A modern cabin made of two gabled volumes placed at an angle set on wooded land.
Tunbridge House is made up of a studio in one volume and living quarters in another.
Photos by Michael Vahrenwald via Dezeen

There’s some gorgeous modern architecture popping up in the Green Mountains of Vermont. The newest project is the Tunbridge House by New York-based firm New Affiliates, which features an asymmetrical structure inspired by the region’s vernacular architecture of barns and sheds.

Set on 65 acres and built in eight months, the home is characterized by two gabled volumes that are placed at an angle from one another and connect at a corner. The main entrance is located in the void where they meet.

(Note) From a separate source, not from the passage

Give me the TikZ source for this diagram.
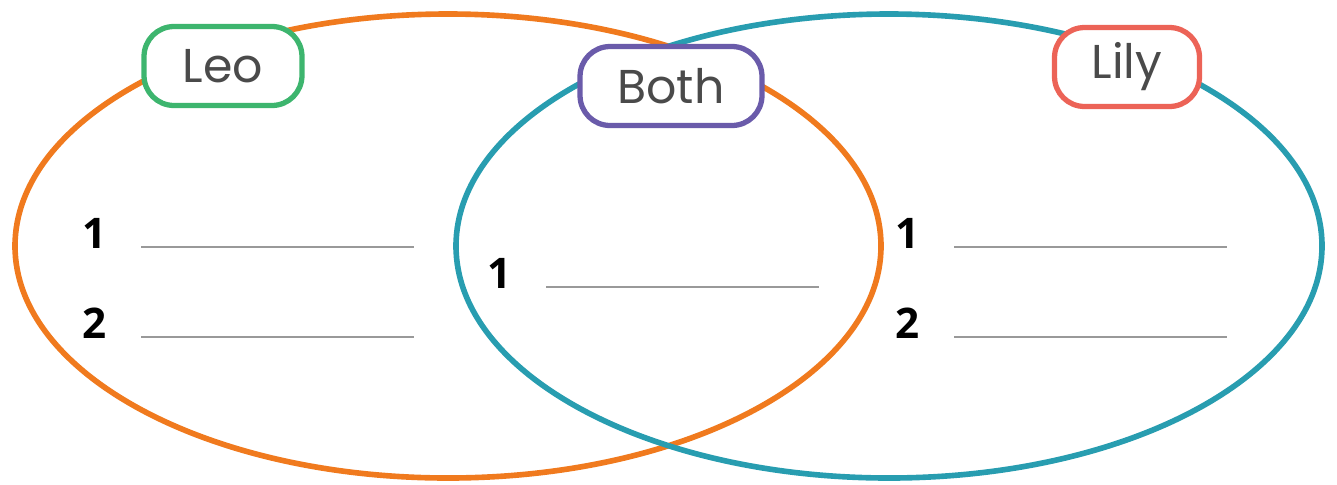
\documentclass[tikz,border=0pt]{standalone}
\usepackage{fontspec}
\usepackage{tikz}
\usetikzlibrary{calc}
\newfontfamily\namefont{Poppins}
\newfontfamily\numfont{Open Sans}
\definecolor{leoorange}{RGB}{240,122,30}
\definecolor{lilyteal}{RGB}{40,157,176}
\definecolor{leogreen}{RGB}{61,181,110}
\definecolor{bothpurple}{RGB}{106,91,170}
\definecolor{lilyred}{RGB}{236,99,87}
\definecolor{textgray}{RGB}{74,74,74}
\tikzset{
	set line/.style={line width=3.2pt},
	namebox/.style={draw, fill=white, line width=3pt, rounded corners=0.6cm,
		minimum height=1.58cm, inner sep=0pt, text=textgray,
		font=\namefont\fontsize{27}{30}\selectfont},
	numlabel/.style={inner sep=0pt, font=\numfont\bfseries\fontsize{24}{28}\selectfont},
	blankline/.style={line width=0.9pt, gray!80}
}
\newcommand{\answer}[3]{
	\node[numlabel] (#1) at #2 {#3};
	\draw[blankline] ($ (#1) + (46,14) $) -- ($ (#1) + (319,14) $);
}

\begin{document}
\begin{tikzpicture}[x=0.02cm, y=-0.02cm]
	\useasboundingbox (0,0) rectangle (1337,484);
%
	\draw[set line, leoorange] (448,246) ellipse [x radius=433, y radius=232];
	\draw[set line, lilyteal] (889,246) ellipse [x radius=433, y radius=232];
%
	\node[namebox, draw=leogreen, minimum width=3.16cm] (leo) at (223,66) {Leo};
	\node[namebox, draw=bothpurple, minimum width=3.64cm] (both) at (671,86) {Both};
	\node[namebox, draw=lilyred, minimum width=2.9cm] (lily) at (1127,67) {Lily};
%
	\answer{leoone}{(95,233)}{1}
	\answer{leotwo}{(95,323)}{2}
	\answer{bothone}{(500,273)}{1}
	\answer{lilyone}{(908,233)}{1}
	\answer{lilytwo}{(908,323)}{2}
\end{tikzpicture}
\end{document}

The house’s function is conveniently divided among the two structures. A studio is found in the single-story volume characterized by high ceilings and clerestory windows. In the other, living areas are contained over two floors: a kitchen and lounge on the first floor and the master bedroom upstairs, which opens onto a rooftop deck that provides another connection between the volumes.

As for materials, the exterior is clad in timber, with painted wood diagonal floorboards in the main house, polished concrete floors in the studio, plain white walls in both, tiling in the bathrooms and entryway, and marble countertops in the kitchen. Strategically placed square windows frame deliberate views of the landscape.